>> begin DATASET EXCERPT
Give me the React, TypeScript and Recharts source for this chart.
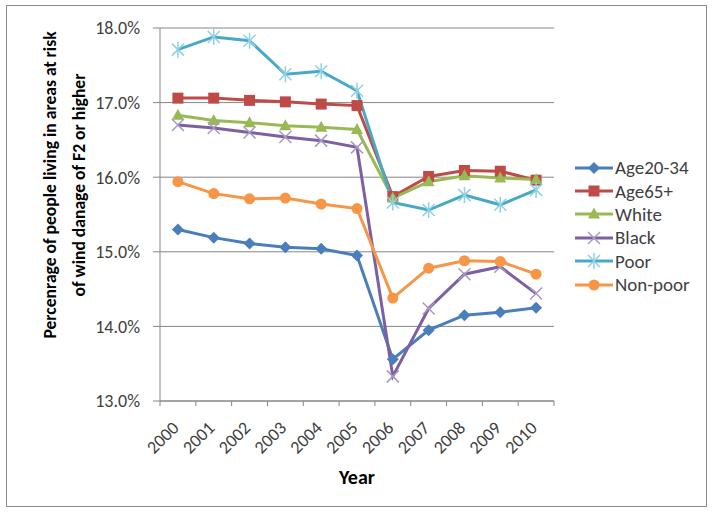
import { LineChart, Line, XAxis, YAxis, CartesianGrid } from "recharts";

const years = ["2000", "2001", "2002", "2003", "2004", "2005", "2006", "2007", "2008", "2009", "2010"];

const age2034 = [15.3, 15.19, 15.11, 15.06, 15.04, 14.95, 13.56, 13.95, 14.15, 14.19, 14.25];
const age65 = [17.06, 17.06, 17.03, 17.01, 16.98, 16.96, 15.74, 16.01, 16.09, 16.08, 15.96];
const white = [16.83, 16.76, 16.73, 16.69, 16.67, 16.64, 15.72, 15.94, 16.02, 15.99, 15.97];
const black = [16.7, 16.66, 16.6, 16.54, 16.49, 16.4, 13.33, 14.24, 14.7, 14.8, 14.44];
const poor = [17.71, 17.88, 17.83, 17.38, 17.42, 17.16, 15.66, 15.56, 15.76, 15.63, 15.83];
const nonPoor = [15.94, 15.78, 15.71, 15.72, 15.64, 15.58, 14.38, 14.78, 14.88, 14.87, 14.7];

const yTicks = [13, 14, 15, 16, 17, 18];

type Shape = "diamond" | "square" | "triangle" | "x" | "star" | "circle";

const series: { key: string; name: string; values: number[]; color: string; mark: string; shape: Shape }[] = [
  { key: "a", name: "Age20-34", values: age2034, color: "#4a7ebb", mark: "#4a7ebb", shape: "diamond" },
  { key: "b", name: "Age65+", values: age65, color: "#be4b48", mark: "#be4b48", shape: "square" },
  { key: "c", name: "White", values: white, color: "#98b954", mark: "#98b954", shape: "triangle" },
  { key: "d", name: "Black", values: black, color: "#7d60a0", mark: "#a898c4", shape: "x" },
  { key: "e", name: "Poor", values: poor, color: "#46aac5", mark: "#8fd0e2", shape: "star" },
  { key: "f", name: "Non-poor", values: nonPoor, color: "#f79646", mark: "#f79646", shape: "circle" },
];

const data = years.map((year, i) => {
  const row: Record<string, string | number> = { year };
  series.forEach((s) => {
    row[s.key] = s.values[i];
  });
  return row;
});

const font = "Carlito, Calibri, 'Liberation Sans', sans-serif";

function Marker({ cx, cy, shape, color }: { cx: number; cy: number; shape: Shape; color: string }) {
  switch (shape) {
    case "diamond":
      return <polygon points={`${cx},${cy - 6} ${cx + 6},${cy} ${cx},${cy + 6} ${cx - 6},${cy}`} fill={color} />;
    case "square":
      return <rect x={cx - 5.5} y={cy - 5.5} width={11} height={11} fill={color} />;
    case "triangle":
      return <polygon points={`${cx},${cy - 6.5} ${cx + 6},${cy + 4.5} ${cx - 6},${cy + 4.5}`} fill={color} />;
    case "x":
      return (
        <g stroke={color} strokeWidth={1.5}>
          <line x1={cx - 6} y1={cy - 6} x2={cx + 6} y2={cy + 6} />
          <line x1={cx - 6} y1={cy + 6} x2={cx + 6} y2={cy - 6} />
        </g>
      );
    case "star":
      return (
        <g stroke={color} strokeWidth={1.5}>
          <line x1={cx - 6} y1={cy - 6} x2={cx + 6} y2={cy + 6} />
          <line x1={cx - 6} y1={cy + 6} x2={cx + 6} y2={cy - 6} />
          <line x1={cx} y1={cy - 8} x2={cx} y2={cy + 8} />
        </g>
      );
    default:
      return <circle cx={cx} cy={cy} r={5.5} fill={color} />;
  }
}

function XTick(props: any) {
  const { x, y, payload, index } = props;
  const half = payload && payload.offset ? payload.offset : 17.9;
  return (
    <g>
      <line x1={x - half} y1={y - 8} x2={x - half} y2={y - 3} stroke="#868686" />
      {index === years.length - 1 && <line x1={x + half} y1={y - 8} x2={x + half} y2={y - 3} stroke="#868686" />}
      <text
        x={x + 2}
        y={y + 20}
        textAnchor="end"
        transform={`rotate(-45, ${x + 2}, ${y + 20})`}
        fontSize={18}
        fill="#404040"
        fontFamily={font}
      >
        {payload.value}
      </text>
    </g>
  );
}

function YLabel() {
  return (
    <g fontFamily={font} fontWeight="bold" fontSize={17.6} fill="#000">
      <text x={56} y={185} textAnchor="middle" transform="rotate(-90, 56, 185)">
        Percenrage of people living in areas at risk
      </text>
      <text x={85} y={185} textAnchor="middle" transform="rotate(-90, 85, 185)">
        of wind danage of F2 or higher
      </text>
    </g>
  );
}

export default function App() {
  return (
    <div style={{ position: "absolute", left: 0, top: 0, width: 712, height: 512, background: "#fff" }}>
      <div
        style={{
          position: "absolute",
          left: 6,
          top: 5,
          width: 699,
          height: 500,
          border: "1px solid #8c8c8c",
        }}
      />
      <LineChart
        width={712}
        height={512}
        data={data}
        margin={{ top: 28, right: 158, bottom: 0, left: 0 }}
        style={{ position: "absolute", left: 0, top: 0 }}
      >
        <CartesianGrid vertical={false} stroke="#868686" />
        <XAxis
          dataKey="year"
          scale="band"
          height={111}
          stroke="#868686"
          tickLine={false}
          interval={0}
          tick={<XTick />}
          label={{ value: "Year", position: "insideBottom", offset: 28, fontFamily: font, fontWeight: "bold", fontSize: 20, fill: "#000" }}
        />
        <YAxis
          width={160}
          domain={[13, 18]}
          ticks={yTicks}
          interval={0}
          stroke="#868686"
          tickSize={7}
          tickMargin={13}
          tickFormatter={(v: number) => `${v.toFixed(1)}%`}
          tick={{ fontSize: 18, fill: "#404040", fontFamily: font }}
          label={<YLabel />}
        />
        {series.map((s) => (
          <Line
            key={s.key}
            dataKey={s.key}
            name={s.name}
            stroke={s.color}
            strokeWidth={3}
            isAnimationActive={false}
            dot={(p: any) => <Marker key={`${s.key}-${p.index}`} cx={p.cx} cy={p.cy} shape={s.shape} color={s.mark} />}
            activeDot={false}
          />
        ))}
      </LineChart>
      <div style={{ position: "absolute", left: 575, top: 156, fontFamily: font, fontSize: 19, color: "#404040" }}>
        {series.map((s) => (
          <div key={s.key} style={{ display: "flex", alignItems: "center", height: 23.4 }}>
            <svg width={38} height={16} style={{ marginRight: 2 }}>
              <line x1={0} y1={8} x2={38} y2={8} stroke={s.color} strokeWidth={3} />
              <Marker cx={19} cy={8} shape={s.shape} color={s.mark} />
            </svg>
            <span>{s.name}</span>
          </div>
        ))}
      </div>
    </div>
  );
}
>> end DATASET EXCERPT
Exclude the images, then output the data above word for word.

CORRECT OUTPUT:
Give me the React, TypeScript and Recharts source for this chart.
import { LineChart, Line, XAxis, YAxis, CartesianGrid } from "recharts";

const years = ["2000", "2001", "2002", "2003", "2004", "2005", "2006", "2007", "2008", "2009", "2010"];

const age2034 = [15.3, 15.19, 15.11, 15.06, 15.04, 14.95, 13.56, 13.95, 14.15, 14.19, 14.25];
const age65 = [17.06, 17.06, 17.03, 17.01, 16.98, 16.96, 15.74, 16.01, 16.09, 16.08, 15.96];
const white = [16.83, 16.76, 16.73, 16.69, 16.67, 16.64, 15.72, 15.94, 16.02, 15.99, 15.97];
const black = [16.7, 16.66, 16.6, 16.54, 16.49, 16.4, 13.33, 14.24, 14.7, 14.8, 14.44];
const poor = [17.71, 17.88, 17.83, 17.38, 17.42, 17.16, 15.66, 15.56, 15.76, 15.63, 15.83];
const nonPoor = [15.94, 15.78, 15.71, 15.72, 15.64, 15.58, 14.38, 14.78, 14.88, 14.87, 14.7];

const yTicks = [13, 14, 15, 16, 17, 18];

type Shape = "diamond" | "square" | "triangle" | "x" | "star" | "circle";

const series: { key: string; name: string; values: number[]; color: string; mark: string; shape: Shape }[] = [
  { key: "a", name: "Age20-34", values: age2034, color: "#4a7ebb", mark: "#4a7ebb", shape: "diamond" },
  { key: "b", name: "Age65+", values: age65, color: "#be4b48", mark: "#be4b48", shape: "square" },
  { key: "c", name: "White", values: white, color: "#98b954", mark: "#98b954", shape: "triangle" },
  { key: "d", name: "Black", values: black, color: "#7d60a0", mark: "#a898c4", shape: "x" },
  { key: "e", name: "Poor", values: poor, color: "#46aac5", mark: "#8fd0e2", shape: "star" },
  { key: "f", name: "Non-poor", values: nonPoor, color: "#f79646", mark: "#f79646", shape: "circle" },
];

const data = years.map((year, i) => {
  const row: Record<string, string | number> = { year };
  series.forEach((s) => {
    row[s.key] = s.values[i];
  });
  return row;
});

const font = "Carlito, Calibri, 'Liberation Sans', sans-serif";

function Marker({ cx, cy, shape, color }: { cx: number; cy: number; shape: Shape; color: string }) {
  switch (shape) {
    case "diamond":
      return <polygon points={`${cx},${cy - 6} ${cx + 6},${cy} ${cx},${cy + 6} ${cx - 6},${cy}`} fill={color} />;
    case "square":
      return <rect x={cx - 5.5} y={cy - 5.5} width={11} height={11} fill={color} />;
    case "triangle":
      return <polygon points={`${cx},${cy - 6.5} ${cx + 6},${cy + 4.5} ${cx - 6},${cy + 4.5}`} fill={color} />;
    case "x":
      return (
        <g stroke={color} strokeWidth={1.5}>
          <line x1={cx - 6} y1={cy - 6} x2={cx + 6} y2={cy + 6} />
          <line x1={cx - 6} y1={cy + 6} x2={cx + 6} y2={cy - 6} />
        </g>
      );
    case "star":
      return (
        <g stroke={color} strokeWidth={1.5}>
          <line x1={cx - 6} y1={cy - 6} x2={cx + 6} y2={cy + 6} />
          <line x1={cx - 6} y1={cy + 6} x2={cx + 6} y2={cy - 6} />
          <line x1={cx} y1={cy - 8} x2={cx} y2={cy + 8} />
        </g>
      );
    default:
      return <circle cx={cx} cy={cy} r={5.5} fill={color} />;
  }
}

function XTick(props: any) {
  const { x, y, payload, index } = props;
  const half = payload && payload.offset ? payload.offset : 17.9;
  return (
    <g>
      <line x1={x - half} y1={y - 8} x2={x - half} y2={y - 3} stroke="#868686" />
      {index === years.length - 1 && <line x1={x + half} y1={y - 8} x2={x + half} y2={y - 3} stroke="#868686" />}
      <text
        x={x + 2}
        y={y + 20}
        textAnchor="end"
        transform={`rotate(-45, ${x + 2}, ${y + 20})`}
        fontSize={18}
        fill="#404040"
        fontFamily={font}
      >
        {payload.value}
      </text>
    </g>
  );
}

function YLabel() {
  return (
    <g fontFamily={font} fontWeight="bold" fontSize={17.6} fill="#000">
      <text x={56} y={185} textAnchor="middle" transform="rotate(-90, 56, 185)">
        Percenrage of people living in areas at risk
      </text>
      <text x={85} y={185} textAnchor="middle" transform="rotate(-90, 85, 185)">
        of wind danage of F2 or higher
      </text>
    </g>
  );
}

export default function App() {
  return (
    <div style={{ position: "absolute", left: 0, top: 0, width: 712, height: 512, background: "#fff" }}>
      <div
        style={{
          position: "absolute",
          left: 6,
          top: 5,
          width: 699,
          height: 500,
          border: "1px solid #8c8c8c",
        }}
      />
      <LineChart
        width={712}
        height={512}
        data={data}
        margin={{ top: 28, right: 158, bottom: 0, left: 0 }}
        style={{ position: "absolute", left: 0, top: 0 }}
      >
        <CartesianGrid vertical={false} stroke="#868686" />
        <XAxis
          dataKey="year"
          scale="band"
          height={111}
          stroke="#868686"
          tickLine={false}
          interval={0}
          tick={<XTick />}
          label={{ value: "Year", position: "insideBottom", offset: 28, fontFamily: font, fontWeight: "bold", fontSize: 20, fill: "#000" }}
        />
        <YAxis
          width={160}
          domain={[13, 18]}
          ticks={yTicks}
          interval={0}
          stroke="#868686"
          tickSize={7}
          tickMargin={13}
          tickFormatter={(v: number) => `${v.toFixed(1)}%`}
          tick={{ fontSize: 18, fill: "#404040", fontFamily: font }}
          label={<YLabel />}
        />
        {series.map((s) => (
          <Line
            key={s.key}
            dataKey={s.key}
            name={s.name}
            stroke={s.color}
            strokeWidth={3}
            isAnimationActive={false}
            dot={(p: any) => <Marker key={`${s.key}-${p.index}`} cx={p.cx} cy={p.cy} shape={s.shape} color={s.mark} />}
            activeDot={false}
          />
        ))}
      </LineChart>
      <div style={{ position: "absolute", left: 575, top: 156, fontFamily: font, fontSize: 19, color: "#404040" }}>
        {series.map((s) => (
          <div key={s.key} style={{ display: "flex", alignItems: "center", height: 23.4 }}>
            <svg width={38} height={16} style={{ marginRight: 2 }}>
              <line x1={0} y1={8} x2={38} y2={8} stroke={s.color} strokeWidth={3} />
              <Marker cx={19} cy={8} shape={s.shape} color={s.mark} />
            </svg>
            <span>{s.name}</span>
          </div>
        ))}
      </div>
    </div>
  );
}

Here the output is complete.